Jamdani is prized for its lightness and handwoven motifs that appear to float on ultra fine the fabric. It finds its roots in the Bengal region, with documented references to fine patterned muslins dating back to antiquity, and the craft underwent further refinement and under Mughal patronage between the 14th and 18th centuries. Over time, Jamdani has migrated and evolved into saree traditions in Bengal and beyond, including Tangail in West Bengal and Uppada Jamdani in Andhra Pradesh. The Jamdani tradition has received UNESCO recognition as an intangible heritage, further cementing its prestige in the textile world.

 Jamdani is made by weaving motifs by hand, inserting extra threads individually into the warp, row by row. This slow and arduous process, which could take months, gives Jamdani its signature floral, geometric, and lattice patterns.  Historically associated with fine muslin, today Jamdani is also woven in cotton, silk, and blends, with festive versions incorporating zari for wedding-ready sparkle. That shift has made it especially relevant for modern bridal wardrobes, where brides want craft depth with a lighter drape.

In the modern design space, Jamdani is being seeing new adaptations to colour, silhouette, and styling. Designers like Gaurang Shah engage with it while preserving traditional hand techniques, while introducing contemporary colour combinations and design innovations, including art-led narrative sarees and contemporary styling choices. Raw Mango (Sanjay Garg) engages with Bengali weaving by using cleaner compositions and modern palettes, while also retailing wedding-focused saree edits that position heritage weaves for today’s celebrations.

Paithani Saree

Paithani bridal peice. Image Courtesy: Wikimedia Commons
Paithani bridal piece. Image Courtesy: Wikimedia Commons

 The Paithani saree boasts a legacy shaped by royal patronage stretching across the Satavahana, Peshwa, Mughal, and  Nizam periods of Maharashtra. Traditionally woven in silk with zari, it can be identified by its characteristic ornate kath (border) and padar (pallu), often featuring peacocks, florals, and foliage.

 Paithani is also known for its dense, jewel-like motifs, and, in many handloom pieces, it could even present a near-identical appearance on both sides.
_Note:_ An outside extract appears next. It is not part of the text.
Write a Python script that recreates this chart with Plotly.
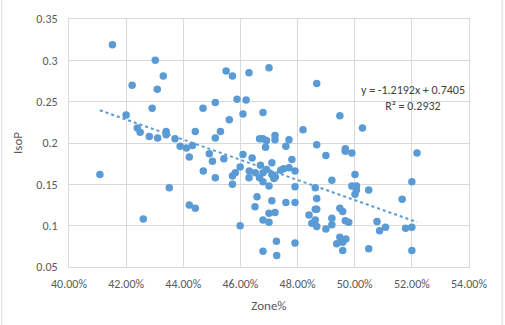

Modern designers have worked on Paithani in many ways. Gaurang Shah reworked Paithani by enlarging borders, reviving traditional motifs, and using bolder colours to make the saree read as a bridal piece. Asha Gautam worked on Paithani by experimenting with newer bridal expressions, motif placement, borders, and fabric combinations to make a lighter and more versatile saree without losing its heirloom character. Abu Jani Sandeep Khosla worked on Paithani through styling-led couture design, keeping the handwoven drape traditional but pairing it with embellished blouses and detailing that feels more contemporary.

 Bandhani

Bandhani is one of the oldest dieing tradition in India. The craft associated with Gujarat and Rajasthan, especially Jamnagar, Kutch and Jaipur, where artisans create patterns by tightly tying tiny points on fabric before dyeing it. In western Indian wedding culture, Bandhani and related forms have long been linked with ceremonial wear.

To adapt it for the contemporary bridal wardrobe, designers are using lighter silks, georgettes and blended fabrics,  designing the saree for easier drape and freedom, providing for practicality, long ceremonies and photoshoots. Pallets have expanded too: alongside classic reds, maroons and pinks, there is strong demand for browns, pastels, black accents and metallic-finished looks. 

Designers are engaging with this tradition in many ways. Some designers, like Anita Dongre has extended Bandhani into contemporary formats, including ready-to-wear and pre-draped silhouettes. Ritu Kumar’s approach reinterprets traditional “bandhini” for contemporary wardrobes, preserving the craft’s identity while refreshing its visual language.